***** DATA LINES *****

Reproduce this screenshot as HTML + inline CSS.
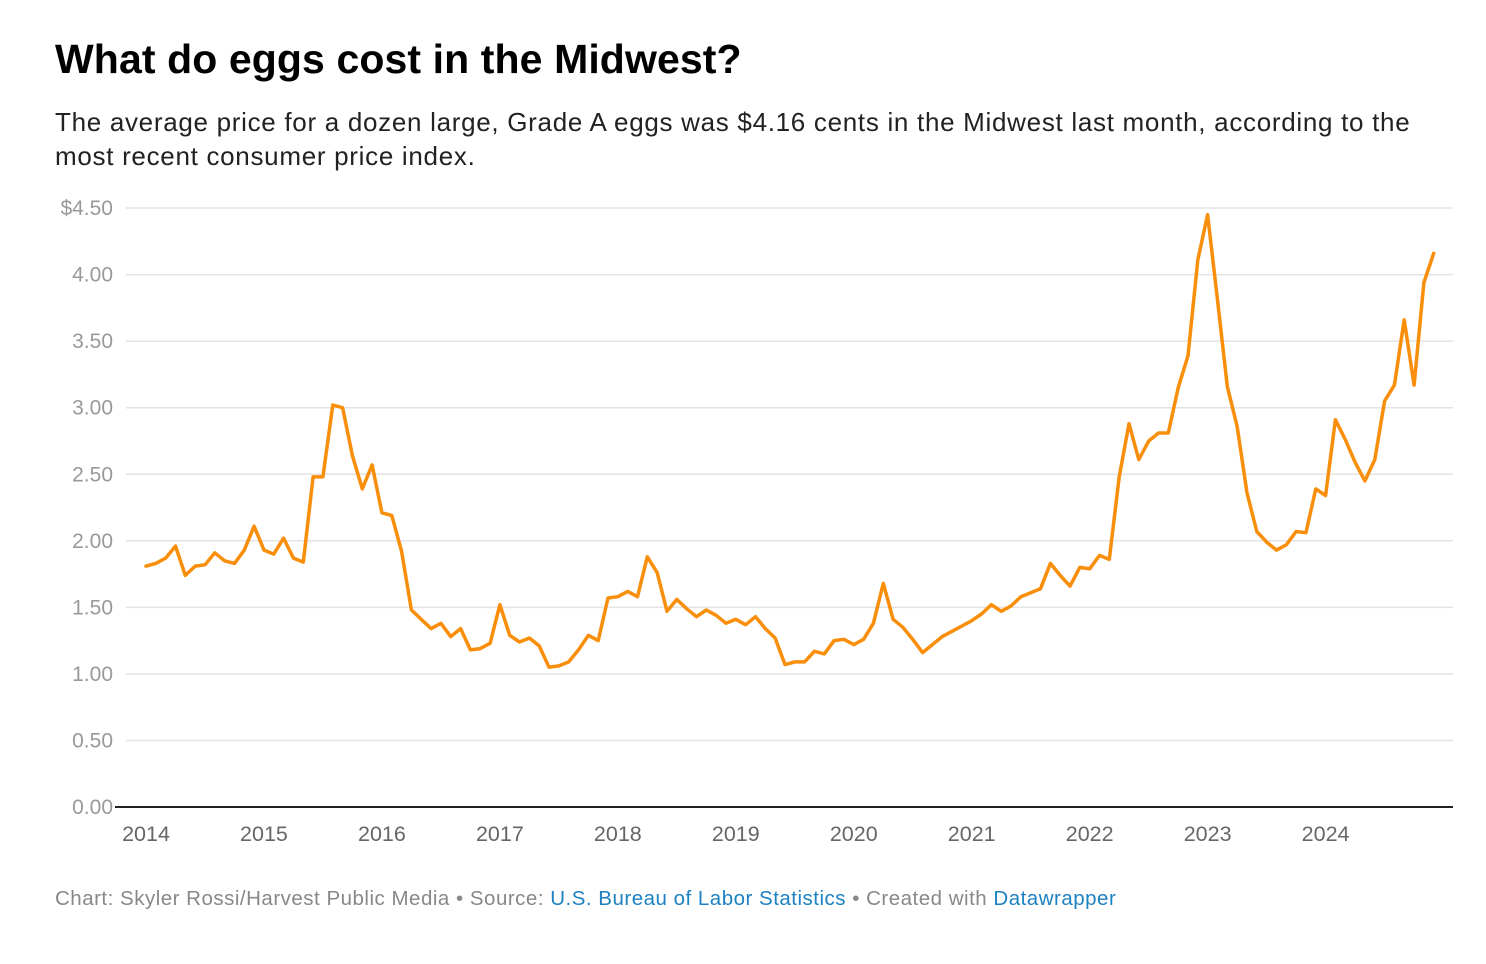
<!DOCTYPE html>
<html><head><meta charset="utf-8"><style>
body{margin:0;background:#fff;width:1486px;height:964px;overflow:hidden;font-family:"Liberation Sans",sans-serif}
#title{position:absolute;left:55px;top:36px;font-size:41px;font-weight:bold;color:#000;margin:0;letter-spacing:0.1px}
#sub{position:absolute;left:55px;top:105px;width:1385px;font-size:26px;line-height:34px;color:#222;margin:0;letter-spacing:0.7px}
#foot{position:absolute;left:55px;top:887px;font-size:20.5px;color:#888;letter-spacing:0.5px}
#foot a{color:#1d81c2;text-decoration:none}
svg{position:absolute;left:0;top:0}
</style></head><body>
<h1 id="title">What do eggs cost in the Midwest?</h1>
<p id="sub">The average price for a dozen large, Grade A eggs was $4.16 cents in the Midwest last month, according to the most recent consumer price index.</p>
<svg id="chart" width="1486" height="964"></svg>
<div id="foot">Chart: Skyler Rossi/Harvest Public Media • Source: <a>U.S. Bureau of Labor Statistics</a> • Created with <a>Datawrapper</a></div>
<script>
const startYear = 2014;
const yearLabels = ["2014","2015","2016","2017","2018","2019","2020","2021","2022","2023","2024"];
const yTicks = [0,0.5,1,1.5,2,2.5,3,3.5,4,4.5];
const yTickLabels = ["0.00","0.50","1.00","1.50","2.00","2.50","3.00","3.50","4.00","$4.50"];
const prices = [
1.81,1.83,1.87,1.96,1.74,1.81,1.82,1.91,1.85,1.83,1.93,2.11,
1.93,1.90,2.02,1.87,1.84,2.48,2.48,3.02,3.00,2.64,2.39,2.57,
2.21,2.19,1.92,1.48,1.41,1.34,1.38,1.28,1.34,1.18,1.19,1.23,
1.52,1.29,1.24,1.27,1.21,1.05,1.06,1.09,1.18,1.29,1.25,1.57,
1.58,1.62,1.58,1.88,1.76,1.47,1.56,1.49,1.43,1.48,1.44,1.38,
1.41,1.37,1.43,1.34,1.27,1.07,1.09,1.09,1.17,1.15,1.25,1.26,
1.22,1.26,1.38,1.68,1.41,1.35,1.26,1.16,1.22,1.28,1.32,1.36,
1.40,1.45,1.52,1.47,1.51,1.58,1.61,1.64,1.83,1.74,1.66,1.80,
1.79,1.89,1.86,2.48,2.88,2.61,2.75,2.81,2.81,3.15,3.39,4.11,
4.45,3.81,3.16,2.86,2.36,2.07,1.99,1.93,1.97,2.07,2.06,2.39,
2.34,2.91,2.76,2.59,2.45,2.61,3.05,3.17,3.66,3.17,3.94,4.16];
const svg=document.getElementById('chart');
const NS='http://www.w3.org/2000/svg';
const x0=146, monthW=9.83, yBase=807, yPer=133.1;
const xScale=m=>x0+m*monthW;
const yScale=v=>yBase-v*yPer;
function mk(tag,attrs){const e=document.createElementNS(NS,tag);for(const k in attrs)e.setAttribute(k,attrs[k]);svg.appendChild(e);return e;}
yTicks.forEach((v,i)=>{
  if(v>0){const g=mk('line',{x1:126,x2:1453,y1:yScale(v),y2:yScale(v),stroke:'#e3e3e3','stroke-width':1.5});
  
  }
  const t=mk('text',{x:113,y:yScale(v)+7,'text-anchor':'end','font-size':21,fill:'#999','font-family':'Liberation Sans, sans-serif'});
  t.textContent=yTickLabels[i];
  
  
});
const ax=mk('line',{x1:115,x2:1453,y1:yBase,y2:yBase,stroke:'#222','stroke-width':2});


yearLabels.forEach((lab,i)=>{
  const t=mk('text',{x:xScale(i*12),y:841,'text-anchor':'middle','font-size':21.5,fill:'#666','font-family':'Liberation Sans, sans-serif'});
  t.textContent=lab;
  
  
});
const d=prices.map((v,i)=>(i?'L':'M')+xScale(i).toFixed(1)+','+yScale(v).toFixed(1)).join('');
const p=mk('path',{d:d,fill:'none',stroke:'#f98e0b','stroke-width':3.5,'stroke-linejoin':'round','stroke-linecap':'round'});


</script>
</body></html>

*****

▶ [REQUEST]
Without the pictures, write out the whole listing above exactly as it appears.

▶ [REPLY]
Reproduce this screenshot as HTML + inline CSS.
<!DOCTYPE html>
<html><head><meta charset="utf-8"><style>
body{margin:0;background:#fff;width:1486px;height:964px;overflow:hidden;font-family:"Liberation Sans",sans-serif}
#title{position:absolute;left:55px;top:36px;font-size:41px;font-weight:bold;color:#000;margin:0;letter-spacing:0.1px}
#sub{position:absolute;left:55px;top:105px;width:1385px;font-size:26px;line-height:34px;color:#222;margin:0;letter-spacing:0.7px}
#foot{position:absolute;left:55px;top:887px;font-size:20.5px;color:#888;letter-spacing:0.5px}
#foot a{color:#1d81c2;text-decoration:none}
svg{position:absolute;left:0;top:0}
</style></head><body>
<h1 id="title">What do eggs cost in the Midwest?</h1>
<p id="sub">The average price for a dozen large, Grade A eggs was $4.16 cents in the Midwest last month, according to the most recent consumer price index.</p>
<svg id="chart" width="1486" height="964"></svg>
<div id="foot">Chart: Skyler Rossi/Harvest Public Media • Source: <a>U.S. Bureau of Labor Statistics</a> • Created with <a>Datawrapper</a></div>
<script>
const startYear = 2014;
const yearLabels = ["2014","2015","2016","2017","2018","2019","2020","2021","2022","2023","2024"];
const yTicks = [0,0.5,1,1.5,2,2.5,3,3.5,4,4.5];
const yTickLabels = ["0.00","0.50","1.00","1.50","2.00","2.50","3.00","3.50","4.00","$4.50"];
const prices = [
1.81,1.83,1.87,1.96,1.74,1.81,1.82,1.91,1.85,1.83,1.93,2.11,
1.93,1.90,2.02,1.87,1.84,2.48,2.48,3.02,3.00,2.64,2.39,2.57,
2.21,2.19,1.92,1.48,1.41,1.34,1.38,1.28,1.34,1.18,1.19,1.23,
1.52,1.29,1.24,1.27,1.21,1.05,1.06,1.09,1.18,1.29,1.25,1.57,
1.58,1.62,1.58,1.88,1.76,1.47,1.56,1.49,1.43,1.48,1.44,1.38,
1.41,1.37,1.43,1.34,1.27,1.07,1.09,1.09,1.17,1.15,1.25,1.26,
1.22,1.26,1.38,1.68,1.41,1.35,1.26,1.16,1.22,1.28,1.32,1.36,
1.40,1.45,1.52,1.47,1.51,1.58,1.61,1.64,1.83,1.74,1.66,1.80,
1.79,1.89,1.86,2.48,2.88,2.61,2.75,2.81,2.81,3.15,3.39,4.11,
4.45,3.81,3.16,2.86,2.36,2.07,1.99,1.93,1.97,2.07,2.06,2.39,
2.34,2.91,2.76,2.59,2.45,2.61,3.05,3.17,3.66,3.17,3.94,4.16];
const svg=document.getElementById('chart');
const NS='http://www.w3.org/2000/svg';
const x0=146, monthW=9.83, yBase=807, yPer=133.1;
const xScale=m=>x0+m*monthW;
const yScale=v=>yBase-v*yPer;
function mk(tag,attrs){const e=document.createElementNS(NS,tag);for(const k in attrs)e.setAttribute(k,attrs[k]);svg.appendChild(e);return e;}
yTicks.forEach((v,i)=>{
  if(v>0){const g=mk('line',{x1:126,x2:1453,y1:yScale(v),y2:yScale(v),stroke:'#e3e3e3','stroke-width':1.5});
  
  }
  const t=mk('text',{x:113,y:yScale(v)+7,'text-anchor':'end','font-size':21,fill:'#999','font-family':'Liberation Sans, sans-serif'});
  t.textContent=yTickLabels[i];
  
  
});
const ax=mk('line',{x1:115,x2:1453,y1:yBase,y2:yBase,stroke:'#222','stroke-width':2});


yearLabels.forEach((lab,i)=>{
  const t=mk('text',{x:xScale(i*12),y:841,'text-anchor':'middle','font-size':21.5,fill:'#666','font-family':'Liberation Sans, sans-serif'});
  t.textContent=lab;
  
  
});
const d=prices.map((v,i)=>(i?'L':'M')+xScale(i).toFixed(1)+','+yScale(v).toFixed(1)).join('');
const p=mk('path',{d:d,fill:'none',stroke:'#f98e0b','stroke-width':3.5,'stroke-linejoin':'round','stroke-linecap':'round'});


</script>
</body></html>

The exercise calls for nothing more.